[Start of DATA SECTION]
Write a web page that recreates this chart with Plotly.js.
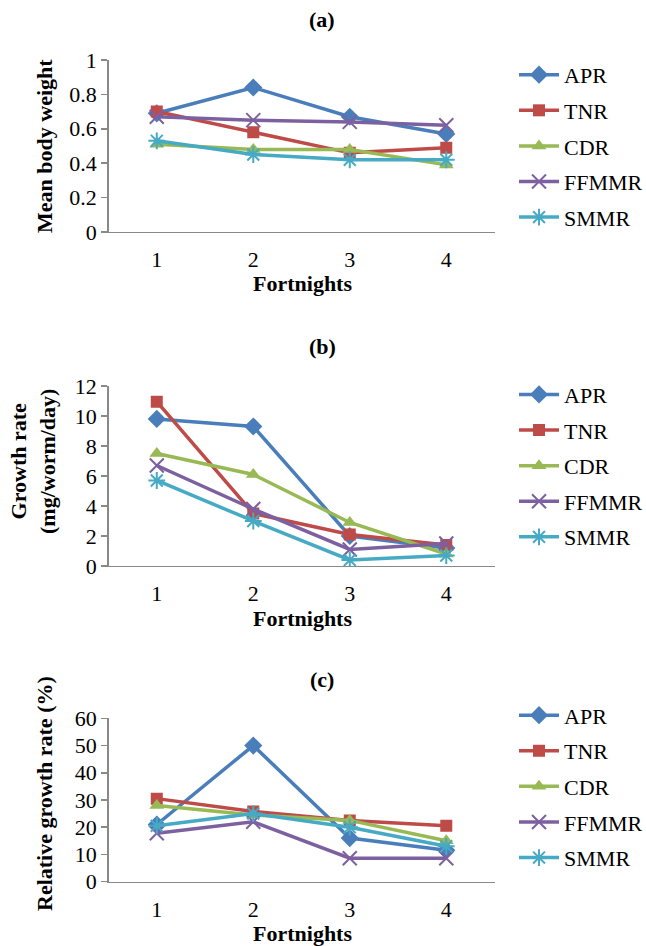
<!DOCTYPE html>
<html>
<head>
<meta charset="utf-8">
<script src="https://cdn.plot.ly/plotly-3.0.1.min.js"></script>
<style>html,body{margin:0;padding:0;background:#fff;}#chart{width:646px;height:946px;}</style>
</head>
<body>
<div id="chart"></div>
<script>
// ---- data ----
const fortnights = ['1', '2', '3', '4'];
const seriesNames = ['APR', 'TNR', 'CDR', 'FFMMR', 'SMMR'];

// (a) Mean body weight
const bodyAPR   = [0.69, 0.84, 0.67, 0.57];
const bodyTNR   = [0.70, 0.58, 0.46, 0.49];
const bodyCDR   = [0.51, 0.48, 0.48, 0.39];
const bodyFFMMR = [0.67, 0.65, 0.64, 0.62];
const bodySMMR  = [0.53, 0.45, 0.42, 0.42];

// (b) Growth rate (mg/worm/day)
const growthAPR   = [9.8, 9.3, 2.0, 1.2];
const growthTNR   = [10.95, 3.5, 2.1, 1.4];
const growthCDR   = [7.5, 6.1, 2.9, 0.8];
const growthFFMMR = [6.7, 3.8, 1.1, 1.5];
const growthSMMR  = [5.7, 3.0, 0.4, 0.7];

// (c) Relative growth rate (%)
const relAPR   = [21, 50, 16, 11.5];
const relTNR   = [30.5, 25.8, 22.5, 20.5];
const relCDR   = [28, 24.5, 22.5, 15];
const relFFMMR = [17.8, 22, 8.6, 8.6];
const relSMMR  = [20.5, 25, 20, 13];

// ---- styles ----
const colors  = ['#4A7EBB', '#BE4B48', '#98B954', '#7D60A0', '#46AAC5'];
const symbols = ['diamond', 'square', 'triangle-up', 'x-thin-open', 'asterisk-open'];
const sizes   = [14, 12, 13, 14, 14];

const panels = [
  {vals: [bodyAPR, bodyTNR, bodyCDR, bodyFFMMR, bodySMMR], yaxis: 'y', legend: 'legend'},
  {vals: [growthAPR, growthTNR, growthCDR, growthFFMMR, growthSMMR], yaxis: 'y2', legend: 'legend2'},
  {vals: [relAPR, relTNR, relCDR, relFFMMR, relSMMR], yaxis: 'y3', legend: 'legend3'}
];

const traces = [];
panels.forEach((p, pi) => {
  p.vals.forEach((v, i) => {
    const open = symbols[i].indexOf('open') >= 0;
    traces.push({
      type: 'scatter', mode: 'lines+markers',
      x: fortnights, y: v, name: seriesNames[i],
      xaxis: pi === 0 ? 'x' : 'x' + (pi + 1), yaxis: p.yaxis,
      legend: p.legend, legendgroup: 'g' + pi + '_' + i,
      line: {color: colors[i], width: 3.5},
      marker: {symbol: symbols[i], size: sizes[i], color: colors[i],
               line: {color: colors[i], width: open ? 2 : 0}}
    });
  });
});

const serif = '"Liberation Serif", "Times New Roman", Times, serif';
const fs = 22;
const xdom = [0.168, 0.7655];
function xax(anchor) {
  return {domain: xdom, anchor: anchor, type: 'category', categoryarray: fortnights, range: [-0.5, 3.5],
    showline: true, linecolor: '#898989', linewidth: 1.5, ticks: '', showgrid: false, zeroline: false,
    ticklabelstandoff: 7, tickfont: {family: serif, size: fs, color: '#000'}, automargin: false, fixedrange: true};
}
function yax(anchor, dom, range, dtick) {
  return {domain: dom, anchor: anchor, range: range, dtick: dtick, tick0: 0,
    showline: true, linecolor: '#898989', linewidth: 1.5, ticks: 'outside', ticklen: 6, tickcolor: '#898989', tickwidth: 1.5,
    showgrid: false, zeroline: false, tickfont: {family: serif, size: fs, color: '#000'}, automargin: false, fixedrange: true};
}
function leg(y) {
  return {x: 0.7957, y: y, xanchor: 'left', yanchor: 'top', bgcolor: 'rgba(0,0,0,0)',
    font: {family: serif, size: fs, color: '#000'}, tracegroupgap: 4, itemwidth: 40};
}
function ann(text, x, y, rot) {
  return {text: text, x: x, y: y, xref: 'paper', yref: 'paper', showarrow: false,
    xanchor: 'center', yanchor: 'middle', textangle: rot || 0,
    font: {family: serif, size: fs, color: '#000'}};
}

const layout = {
  width: 646, height: 946,
  margin: {l: 0, r: 0, t: 0, b: 0, autoexpand: false},
  paper_bgcolor: '#fff', plot_bgcolor: '#fff',
  font: {family: serif},
  showlegend: true,
  xaxis: xax('y'), xaxis2: xax('y2'), xaxis3: xax('y3'),
  yaxis: yax('x', [0.7548, 0.9366], [0, 1], 0.2),
  yaxis2: yax('x2', [0.4017, 0.5920], [0, 12], 2),
  yaxis3: yax('x3', [0.0680, 0.2407], [0, 60], 10),
  legend: leg(0.943), legend2: leg(0.605), legend3: leg(0.266),
  annotations: [
    ann('<b>(a)</b>', 0.4985, 0.9789),
    ann('<b>(b)</b>', 0.4985, 0.6332),
    ann('<b>(c)</b>', 0.4985, 0.2812),
    ann('<b>Fortnights</b>', 0.4675, 0.6998),
    ann('<b>Fortnights</b>', 0.4675, 0.3457),
    ann('<b>Fortnights</b>', 0.4675, 0.0137),
    ann('<b>Mean body weight</b>', 0.0697, 0.8457, -90),
    ann('<b>Growth rate<br>(mg/worm/day)</b>', 0.0519, 0.5122, -90),
    ann('<b>Relative growth rate (%)</b>', 0.0697, 0.1607, -90)
  ]
};

Plotly.newPlot('chart', traces, layout, {displayModeBar: false, staticPlot: true});
</script>
</body>
</html>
[End of DATA SECTION]
**TASK PROMPT**
Reproduce all of the data exactly, omitting each picture it holds.

**TASK OUTPUT**
Write a web page that recreates this chart with Plotly.js.
<!DOCTYPE html>
<html>
<head>
<meta charset="utf-8">
<script src="https://cdn.plot.ly/plotly-3.0.1.min.js"></script>
<style>html,body{margin:0;padding:0;background:#fff;}#chart{width:646px;height:946px;}</style>
</head>
<body>
<div id="chart"></div>
<script>
// ---- data ----
const fortnights = ['1', '2', '3', '4'];
const seriesNames = ['APR', 'TNR', 'CDR', 'FFMMR', 'SMMR'];

// (a) Mean body weight
const bodyAPR   = [0.69, 0.84, 0.67, 0.57];
const bodyTNR   = [0.70, 0.58, 0.46, 0.49];
const bodyCDR   = [0.51, 0.48, 0.48, 0.39];
const bodyFFMMR = [0.67, 0.65, 0.64, 0.62];
const bodySMMR  = [0.53, 0.45, 0.42, 0.42];

// (b) Growth rate (mg/worm/day)
const growthAPR   = [9.8, 9.3, 2.0, 1.2];
const growthTNR   = [10.95, 3.5, 2.1, 1.4];
const growthCDR   = [7.5, 6.1, 2.9, 0.8];
const growthFFMMR = [6.7, 3.8, 1.1, 1.5];
const growthSMMR  = [5.7, 3.0, 0.4, 0.7];

// (c) Relative growth rate (%)
const relAPR   = [21, 50, 16, 11.5];
const relTNR   = [30.5, 25.8, 22.5, 20.5];
const relCDR   = [28, 24.5, 22.5, 15];
const relFFMMR = [17.8, 22, 8.6, 8.6];
const relSMMR  = [20.5, 25, 20, 13];

// ---- styles ----
const colors  = ['#4A7EBB', '#BE4B48', '#98B954', '#7D60A0', '#46AAC5'];
const symbols = ['diamond', 'square', 'triangle-up', 'x-thin-open', 'asterisk-open'];
const sizes   = [14, 12, 13, 14, 14];

const panels = [
  {vals: [bodyAPR, bodyTNR, bodyCDR, bodyFFMMR, bodySMMR], yaxis: 'y', legend: 'legend'},
  {vals: [growthAPR, growthTNR, growthCDR, growthFFMMR, growthSMMR], yaxis: 'y2', legend: 'legend2'},
  {vals: [relAPR, relTNR, relCDR, relFFMMR, relSMMR], yaxis: 'y3', legend: 'legend3'}
];

const traces = [];
panels.forEach((p, pi) => {
  p.vals.forEach((v, i) => {
    const open = symbols[i].indexOf('open') >= 0;
    traces.push({
      type: 'scatter', mode: 'lines+markers',
      x: fortnights, y: v, name: seriesNames[i],
      xaxis: pi === 0 ? 'x' : 'x' + (pi + 1), yaxis: p.yaxis,
      legend: p.legend, legendgroup: 'g' + pi + '_' + i,
      line: {color: colors[i], width: 3.5},
      marker: {symbol: symbols[i], size: sizes[i], color: colors[i],
               line: {color: colors[i], width: open ? 2 : 0}}
    });
  });
});

const serif = '"Liberation Serif", "Times New Roman", Times, serif';
const fs = 22;
const xdom = [0.168, 0.7655];
function xax(anchor) {
  return {domain: xdom, anchor: anchor, type: 'category', categoryarray: fortnights, range: [-0.5, 3.5],
    showline: true, linecolor: '#898989', linewidth: 1.5, ticks: '', showgrid: false, zeroline: false,
    ticklabelstandoff: 7, tickfont: {family: serif, size: fs, color: '#000'}, automargin: false, fixedrange: true};
}
function yax(anchor, dom, range, dtick) {
  return {domain: dom, anchor: anchor, range: range, dtick: dtick, tick0: 0,
    showline: true, linecolor: '#898989', linewidth: 1.5, ticks: 'outside', ticklen: 6, tickcolor: '#898989', tickwidth: 1.5,
    showgrid: false, zeroline: false, tickfont: {family: serif, size: fs, color: '#000'}, automargin: false, fixedrange: true};
}
function leg(y) {
  return {x: 0.7957, y: y, xanchor: 'left', yanchor: 'top', bgcolor: 'rgba(0,0,0,0)',
    font: {family: serif, size: fs, color: '#000'}, tracegroupgap: 4, itemwidth: 40};
}
function ann(text, x, y, rot) {
  return {text: text, x: x, y: y, xref: 'paper', yref: 'paper', showarrow: false,
    xanchor: 'center', yanchor: 'middle', textangle: rot || 0,
    font: {family: serif, size: fs, color: '#000'}};
}

const layout = {
  width: 646, height: 946,
  margin: {l: 0, r: 0, t: 0, b: 0, autoexpand: false},
  paper_bgcolor: '#fff', plot_bgcolor: '#fff',
  font: {family: serif},
  showlegend: true,
  xaxis: xax('y'), xaxis2: xax('y2'), xaxis3: xax('y3'),
  yaxis: yax('x', [0.7548, 0.9366], [0, 1], 0.2),
  yaxis2: yax('x2', [0.4017, 0.5920], [0, 12], 2),
  yaxis3: yax('x3', [0.0680, 0.2407], [0, 60], 10),
  legend: leg(0.943), legend2: leg(0.605), legend3: leg(0.266),
  annotations: [
    ann('<b>(a)</b>', 0.4985, 0.9789),
    ann('<b>(b)</b>', 0.4985, 0.6332),
    ann('<b>(c)</b>', 0.4985, 0.2812),
    ann('<b>Fortnights</b>', 0.4675, 0.6998),
    ann('<b>Fortnights</b>', 0.4675, 0.3457),
    ann('<b>Fortnights</b>', 0.4675, 0.0137),
    ann('<b>Mean body weight</b>', 0.0697, 0.8457, -90),
    ann('<b>Growth rate<br>(mg/worm/day)</b>', 0.0519, 0.5122, -90),
    ann('<b>Relative growth rate (%)</b>', 0.0697, 0.1607, -90)
  ]
};

Plotly.newPlot('chart', traces, layout, {displayModeBar: false, staticPlot: true});
</script>
</body>
</html>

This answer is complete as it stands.